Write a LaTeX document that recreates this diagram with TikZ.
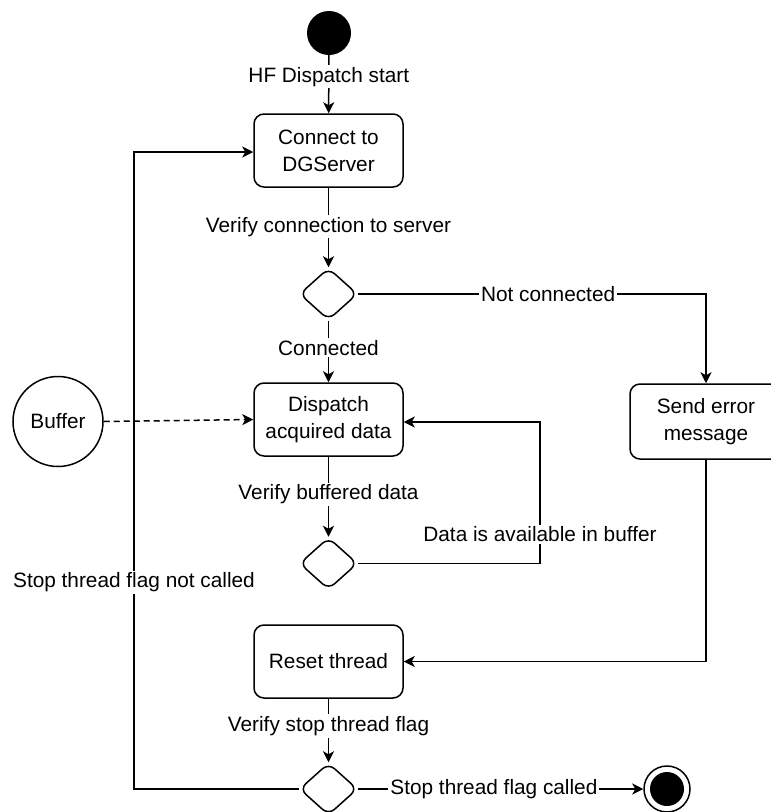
\documentclass[tikz,border=0pt]{standalone}
\usepackage{fontspec}
\setmainfont{Liberation Sans}
\usetikzlibrary{shapes.geometric,arrows.meta}

\begin{document}
\begin{tikzpicture}[x=1pt,y=-1pt,
  every node/.style={font=\fontsize{20.8}{27}\selectfont},
  line/.style={line width=1.5pt, draw=black},
  flow/.style={line, -{Stealth[length=11pt,width=11pt,inset=3pt]}},
  action/.style={line, rectangle, rounded corners=10pt, minimum width=149pt,
    minimum height=73pt, align=center, inner sep=0pt},
  choice/.style={line, diamond, rounded corners=8pt, minimum width=58pt,
    minimum height=52pt, inner sep=0pt},
  lbl/.style={fill=white, inner sep=2pt},
  startst/.style={circle, fill=black, minimum size=44pt, inner sep=0pt},
  endst/.style={line, circle, fill=white, minimum size=46pt, inner sep=0pt},
  store/.style={line, circle, minimum size=90pt, inner sep=0pt}
]
\path[use as bounding box] (0,0) rectangle (771,812);
\clip (0,0) rectangle (771,812);

% nodes
\node[startst] (start) at (329,33) {};
\node[action] (conn) at (328.5,150.5) {Connect to\\DGServer};
\node[choice] (d1) at (328.5,294) {};
\node[action] (disp) at (328.5,419.5) {Dispatch\\acquired data};
\node[action, minimum width=152pt, minimum height=75pt] (send) at (706,421.5) {Send error\\message};
\node[store] (buf) at (58,421.5) {Buffer};
\node[choice] (d2) at (328.5,563.5) {};
\node[action] (reset) at (328.5,661.5) {Reset thread};
\node[choice] (d3) at (328.5,789) {};
\node[endst] (end) at (667,789) {};
\fill (end.center) circle (17);

\coordinate (loopA) at (540,422);
\coordinate (loopB) at (134,152);

% connectors
\draw[flow] (start) -- node[lbl, pos=0.37] {HF Dispatch start} (conn);
\draw[flow] (conn) -- node[lbl, pos=0.49] {Verify connection to server} (d1);
\draw[flow] (d1.east) -| node[lbl, pos=0.273] {Not connected} (send.north);
\draw[flow] (d1.south) -- node[lbl, pos=0.44] {Connected} (disp.north);
\draw[flow, dashed, dash pattern=on 6pt off 4pt] (buf.east) -- (disp.west);
\draw[flow] (disp.south) -- node[lbl, pos=0.47] {Verify buffered data} (d2.north);
\draw[flow] (d2.east) -| node[lbl, pos=0.603] {Data is available in buffer} (loopA) -- (disp.east |- loopA);
\draw[flow] (send.south) |- (reset.east);
\draw[flow] (reset.south) -- node[lbl, pos=0.43] {Verify stop thread flag} (d3.north);
\draw[flow] (d3.west) -| node[lbl, pos=0.662] {Stop thread flag not called} (loopB) -- (conn.west |- loopB);
\draw[flow] (d3.east) -- node[lbl, pos=0.476] {Stop thread flag called} (end.west);
\end{tikzpicture}
\end{document}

□ □ □ □ □ □ □

**Description of the task**
Working from the material above, transcribe it exactly while omitting pictures.

**The completed task**
Write a LaTeX document that recreates this diagram with TikZ.
\documentclass[tikz,border=0pt]{standalone}
\usepackage{fontspec}
\setmainfont{Liberation Sans}
\usetikzlibrary{shapes.geometric,arrows.meta}

\begin{document}
\begin{tikzpicture}[x=1pt,y=-1pt,
  every node/.style={font=\fontsize{20.8}{27}\selectfont},
  line/.style={line width=1.5pt, draw=black},
  flow/.style={line, -{Stealth[length=11pt,width=11pt,inset=3pt]}},
  action/.style={line, rectangle, rounded corners=10pt, minimum width=149pt,
    minimum height=73pt, align=center, inner sep=0pt},
  choice/.style={line, diamond, rounded corners=8pt, minimum width=58pt,
    minimum height=52pt, inner sep=0pt},
  lbl/.style={fill=white, inner sep=2pt},
  startst/.style={circle, fill=black, minimum size=44pt, inner sep=0pt},
  endst/.style={line, circle, fill=white, minimum size=46pt, inner sep=0pt},
  store/.style={line, circle, minimum size=90pt, inner sep=0pt}
]
\path[use as bounding box] (0,0) rectangle (771,812);
\clip (0,0) rectangle (771,812);

% nodes
\node[startst] (start) at (329,33) {};
\node[action] (conn) at (328.5,150.5) {Connect to\\DGServer};
\node[choice] (d1) at (328.5,294) {};
\node[action] (disp) at (328.5,419.5) {Dispatch\\acquired data};
\node[action, minimum width=152pt, minimum height=75pt] (send) at (706,421.5) {Send error\\message};
\node[store] (buf) at (58,421.5) {Buffer};
\node[choice] (d2) at (328.5,563.5) {};
\node[action] (reset) at (328.5,661.5) {Reset thread};
\node[choice] (d3) at (328.5,789) {};
\node[endst] (end) at (667,789) {};
\fill (end.center) circle (17);

\coordinate (loopA) at (540,422);
\coordinate (loopB) at (134,152);

% connectors
\draw[flow] (start) -- node[lbl, pos=0.37] {HF Dispatch start} (conn);
\draw[flow] (conn) -- node[lbl, pos=0.49] {Verify connection to server} (d1);
\draw[flow] (d1.east) -| node[lbl, pos=0.273] {Not connected} (send.north);
\draw[flow] (d1.south) -- node[lbl, pos=0.44] {Connected} (disp.north);
\draw[flow, dashed, dash pattern=on 6pt off 4pt] (buf.east) -- (disp.west);
\draw[flow] (disp.south) -- node[lbl, pos=0.47] {Verify buffered data} (d2.north);
\draw[flow] (d2.east) -| node[lbl, pos=0.603] {Data is available in buffer} (loopA) -- (disp.east |- loopA);
\draw[flow] (send.south) |- (reset.east);
\draw[flow] (reset.south) -- node[lbl, pos=0.43] {Verify stop thread flag} (d3.north);
\draw[flow] (d3.west) -| node[lbl, pos=0.662] {Stop thread flag not called} (loopB) -- (conn.west |- loopB);
\draw[flow] (d3.east) -- node[lbl, pos=0.476] {Stop thread flag called} (end.west);
\end{tikzpicture}
\end{document}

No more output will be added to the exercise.